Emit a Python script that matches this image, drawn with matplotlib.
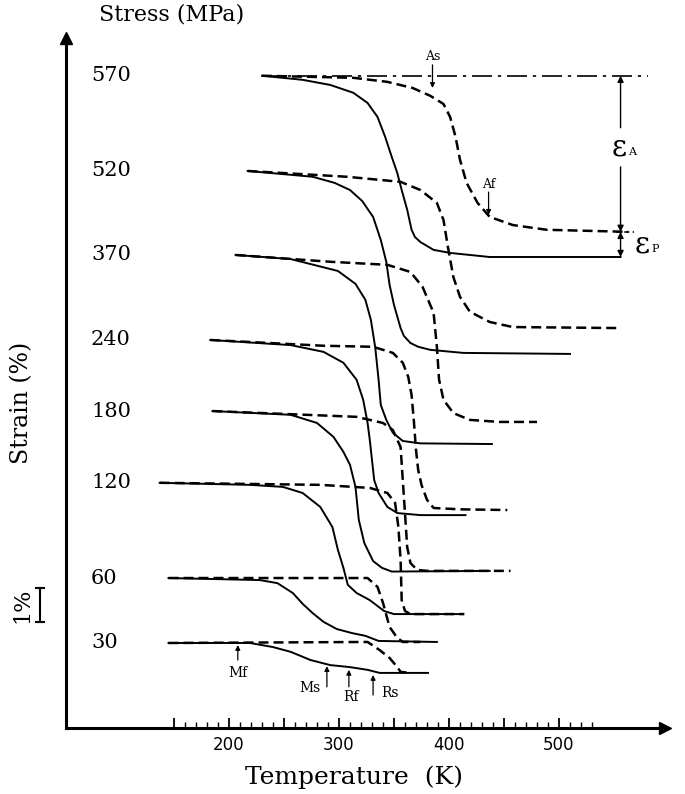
import numpy as np
import matplotlib
matplotlib.use("Agg")
from matplotlib import pyplot as plt

# Stress levels (MPa), top to bottom
stress = [570, 520, 370, 240, 180, 120, 60, 30]

# Cooling curves (solid): temperature (K) and strain (%), each level offset
cool_570_T = [230, 267, 292, 313, 326, 335, 342, 348, 353, 357, 362, 366, 369, 374, 386, 401, 437, 556]
cool_570_e = [19.18, 19.06, 18.91, 18.68, 18.38, 17.97, 17.38, 16.79, 16.32, 15.82, 15.24, 14.65,
              14.44, 14.29, 14.06, 13.97, 13.85, 13.85]
cool_520_T = [217, 276, 296, 310, 321, 331, 338, 343, 346, 350, 356, 359, 365, 372, 383, 413, 510]
cool_520_e = [16.38, 16.21, 16.03, 15.82, 15.50, 15.03, 14.35, 13.71, 13.03, 12.44, 11.76, 11.53,
              11.32, 11.21, 11.12, 11.03, 11.00]
cool_370_T = [206, 256, 299, 315, 324, 329, 333, 336, 338, 343, 349, 358, 374, 439]
cool_370_e = [13.91, 13.79, 13.44, 13.06, 12.59, 12.00, 11.18, 10.24, 9.50, 9.06, 8.68, 8.44, 8.37, 8.35]
cool_240_T = [183, 256, 286, 304, 316, 322, 326, 328, 330, 332, 336, 344, 353, 374, 415]
cool_240_e = [11.41, 11.26, 11.06, 10.74, 10.24, 9.65, 8.97, 8.47, 7.88, 7.29, 6.91, 6.50, 6.32, 6.26, 6.26]
cool_180_T = [185, 256, 280, 295, 304, 310, 315, 318, 323, 331, 339, 348, 437]
cool_180_e = [9.32, 9.21, 8.97, 8.56, 8.12, 7.74, 7.09, 6.12, 5.44, 4.91, 4.71, 4.60, 4.62]
cool_120_T = [137, 219, 249, 267, 283, 294, 299, 304, 308, 316, 328, 341, 350, 410]
cool_120_e = [7.21, 7.15, 7.09, 6.91, 6.50, 5.91, 5.24, 4.71, 4.21, 3.97, 3.76, 3.44, 3.35, 3.35]
cool_60_T = [145, 228, 244, 258, 267, 276, 286, 298, 312, 324, 336, 389]
cool_60_e = [4.41, 4.35, 4.26, 3.97, 3.65, 3.38, 3.12, 2.91, 2.79, 2.71, 2.56, 2.53]
cool_30_T = [145, 219, 240, 256, 274, 292, 310, 326, 337, 381]
cool_30_e = [2.50, 2.50, 2.38, 2.24, 2.00, 1.85, 1.79, 1.71, 1.62, 1.62]

# Heating curves (dashed)
heat_570_T = [230, 313, 344, 367, 383, 395, 401, 406, 410, 416, 426, 437, 458, 489, 563]
heat_570_e = [19.18, 19.12, 19.00, 18.82, 18.59, 18.35, 17.97, 17.38, 16.71, 16.03, 15.44, 15.03,
              14.79, 14.65, 14.59]
heat_520_T = [217, 307, 356, 374, 389, 395, 399, 404, 410, 419, 437, 458, 556]
heat_520_e = [16.38, 16.21, 16.06, 15.82, 15.44, 14.94, 14.15, 13.26, 12.68, 12.24, 11.94, 11.79, 11.76]
heat_370_T = [206, 292, 344, 365, 376, 386, 389, 391, 395, 404, 419, 446, 480]
heat_370_e = [13.91, 13.71, 13.62, 13.41, 12.97, 12.21, 11.21, 10.24, 9.65, 9.26, 9.06, 9.00, 9.00]
heat_240_T = [183, 286, 331, 349, 358, 363, 366, 368, 370, 372, 375, 380, 386, 410, 453]
heat_240_e = [11.41, 11.24, 11.21, 11.03, 10.74, 10.32, 9.79, 9.06, 8.18, 7.59, 7.15, 6.71, 6.47, 6.43, 6.41]
heat_180_T = [185, 316, 340, 349, 356, 358, 360, 362, 365, 371, 380, 456]
heat_180_e = [9.32, 9.15, 8.97, 8.76, 8.26, 7.29, 6.32, 5.32, 4.85, 4.65, 4.62, 4.62]
heat_120_T = [137, 283, 328, 344, 351, 354, 356, 357, 360, 365, 414]
heat_120_e = [7.21, 7.15, 7.06, 6.91, 6.62, 5.91, 4.94, 3.76, 3.44, 3.35, 3.35]
heat_60_T = [145, 326, 335, 340, 346, 353, 358, 374]
heat_60_e = [4.41, 4.41, 4.15, 3.68, 2.97, 2.65, 2.53, 2.53]
heat_30_T = [145, 326, 337, 346, 353, 356, 365]
heat_30_e = [2.50, 2.53, 2.29, 2.06, 1.79, 1.65, 1.62]

xtick_vals = [150, 200, 250, 300, 350, 400, 450, 500]
xtick_labels = ["", "200", "", "300", "", "400", "", "500"]
scale_bar = 1.0  # %

cooling = {
    570: (cool_570_T, cool_570_e), 520: (cool_520_T, cool_520_e),
    370: (cool_370_T, cool_370_e), 240: (cool_240_T, cool_240_e),
    180: (cool_180_T, cool_180_e), 120: (cool_120_T, cool_120_e),
    60: (cool_60_T, cool_60_e), 30: (cool_30_T, cool_30_e),
}
heating = {
    570: (heat_570_T, heat_570_e), 520: (heat_520_T, heat_520_e),
    370: (heat_370_T, heat_370_e), 240: (heat_240_T, heat_240_e),
    180: (heat_180_T, heat_180_e), 120: (heat_120_T, heat_120_e),
    60: (heat_60_T, heat_60_e), 30: (heat_30_T, heat_30_e),
}

SERIF = "DejaVu Serif"

fig = plt.figure(figsize=(6.85, 7.94), dpi=100)
ax = fig.add_axes([66 / 685, 66 / 794, 599 / 685, 690 / 794])
ax.set_xlim(51.8, 596.4)
ax.set_ylim(0, 20.29)

for s in ["top", "right"]:
    ax.spines[s].set_visible(False)
for s in ["left", "bottom"]:
    ax.spines[s].set_linewidth(2.2)
ax.set_yticks([])

ax.set_xticks(xtick_vals)
ax.set_xticklabels(xtick_labels, fontsize=12, family="DejaVu Sans")
ax.set_xticks([t for t in range(150, 540, 10) if t % 50], minor=True)
ax.tick_params(axis="x", which="major", direction="in", length=7, width=1.3, pad=6)
ax.tick_params(axis="x", which="minor", direction="in", length=4, width=1.0)

# axis arrow heads
ax.plot(1, 0, ">", color="black", ms=9, transform=ax.transAxes, clip_on=False)
ax.plot(0, 1, "^", color="black", ms=9, transform=ax.transAxes, clip_on=False)

for st in stress:
    T, e = cooling[st]
    ax.plot(T, e, color="black", lw=1.4, solid_joinstyle="round")
    T, e = heating[st]
    ax.plot(T, e, color="black", lw=1.8, linestyle=(0, (4, 2)))
    ax.text(74.5, cooling[st][1][0], str(st), fontsize=15, family=SERIF,
            ha="left", va="center")

# dash-dot reference at the 570 MPa start level
top_e = cool_570_e[0]
ax.plot([cool_570_T[0], 581], [top_e, top_e], color="black", lw=1.2,
        linestyle=(0, (12, 3.5, 2, 3.5)))

# epsilon_A and epsilon_P
xa = cool_570_T[-1]
heat_end = heat_570_e[-1]
cool_end = cool_570_e[-1]
arrow_kw = dict(arrowstyle="-|>", color="black", lw=1.0, mutation_scale=9,
                shrinkA=0, shrinkB=0)
ax.annotate("", xy=(xa, top_e), xytext=(xa, 17.65), arrowprops=arrow_kw)
ax.annotate("", xy=(xa, heat_end), xytext=(xa, 16.5), arrowprops=arrow_kw)
ax.annotate("", xy=(xa, heat_end), xytext=(xa, cool_end),
            arrowprops=dict(arrow_kw, arrowstyle="<|-|>"))
ax.plot([xa - 4, xa + 12], [heat_end, heat_end], color="black", lw=1.2,
        linestyle=(0, (3, 2)))
ax.text(xa - 1, 17.07, "ε", fontsize=21, family=SERIF, ha="center", va="center")
ax.text(xa + 7, 16.95, "A", fontsize=8, family=SERIF, ha="left", va="center")
ax.text(xa + 20, 14.21, "ε", fontsize=21, family=SERIF, ha="center", va="center")
ax.text(xa + 28, 14.1, "P", fontsize=8, family=SERIF, ha="left", va="center")

small_arrow = dict(arrow_kw, lw=0.9, mutation_scale=7)

# As / Af markers on the 570 MPa heating curve (pointing down)
ax.annotate("", xy=(385, 18.82), xytext=(385, 19.5), arrowprops=small_arrow)
ax.text(385, 19.55, "As", fontsize=9, family=SERIF, ha="center", va="bottom")
ax.annotate("", xy=(436, 15.09), xytext=(436, 15.76), arrowprops=small_arrow)
ax.text(436, 15.8, "Af", fontsize=9, family=SERIF, ha="center", va="bottom")

# Mf, Ms, Rf, Rs markers on the 30 MPa cooling curve (pointing up)
ax.annotate("", xy=(208, 2.44), xytext=(208, 2.0), arrowprops=small_arrow)
ax.text(208, 1.62, "Mf", fontsize=10, family=SERIF, ha="center", va="center")
ax.annotate("", xy=(289, 1.82), xytext=(289, 1.21), arrowprops=small_arrow)
ax.text(283, 1.18, "Ms", fontsize=10, family=SERIF, ha="right", va="center")
ax.annotate("", xy=(309, 1.71), xytext=(309, 1.21), arrowprops=small_arrow)
ax.text(311, 0.92, "Rf", fontsize=10, family=SERIF, ha="center", va="center")
ax.annotate("", xy=(331, 1.56), xytext=(331, 0.97), arrowprops=small_arrow)
ax.text(338, 1.02, "Rs", fontsize=10, family=SERIF, ha="left", va="center")

# 1 % scale bar
ax.plot([28.2, 28.2], [3.12, 3.12 + scale_bar], color="black", lw=1.5, clip_on=False)
ax.plot([28.2, 28.2], [3.12, 3.12 + scale_bar], "_", color="black", ms=7, mew=1.5,
        clip_on=False)
ax.text(11.8, 3.12 + scale_bar / 2, "1%", fontsize=16, family=SERIF, rotation=90,
        ha="center", va="center")

ax.text(11.8, 9.56, "Strain (%)", fontsize=17, family=SERIF, rotation=90,
        ha="center", va="center")
fig.text(172 / 685, 1 - 14 / 794, "Stress (MPa)", fontsize=16, family=SERIF,
         ha="center", va="center")
fig.text(354 / 685, 1 - 777 / 794, "Temperature  (K)", fontsize=18, family=SERIF,
         ha="center", va="center")

fig.savefig("out.png", dpi=100)
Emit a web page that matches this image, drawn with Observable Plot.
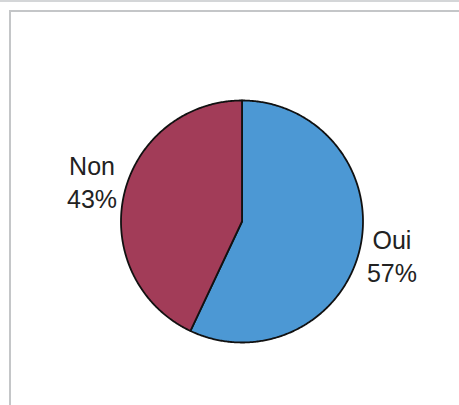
▬▬▬▬▬▬▬▬▬▬
● Problem to work on:
Exactly as written, repeat the lines from the beginning of the entries up to and including the line with "stress = [570, 520, 370, 240, 180, 120, 60, 30]", but not the pictures.

● Problem solution:
Emit a Python script that matches this image, drawn with matplotlib.
import numpy as np
import matplotlib
matplotlib.use("Agg")
from matplotlib import pyplot as plt

# Stress levels (MPa), top to bottom
stress = [570, 520, 370, 240, 180, 120, 60, 30]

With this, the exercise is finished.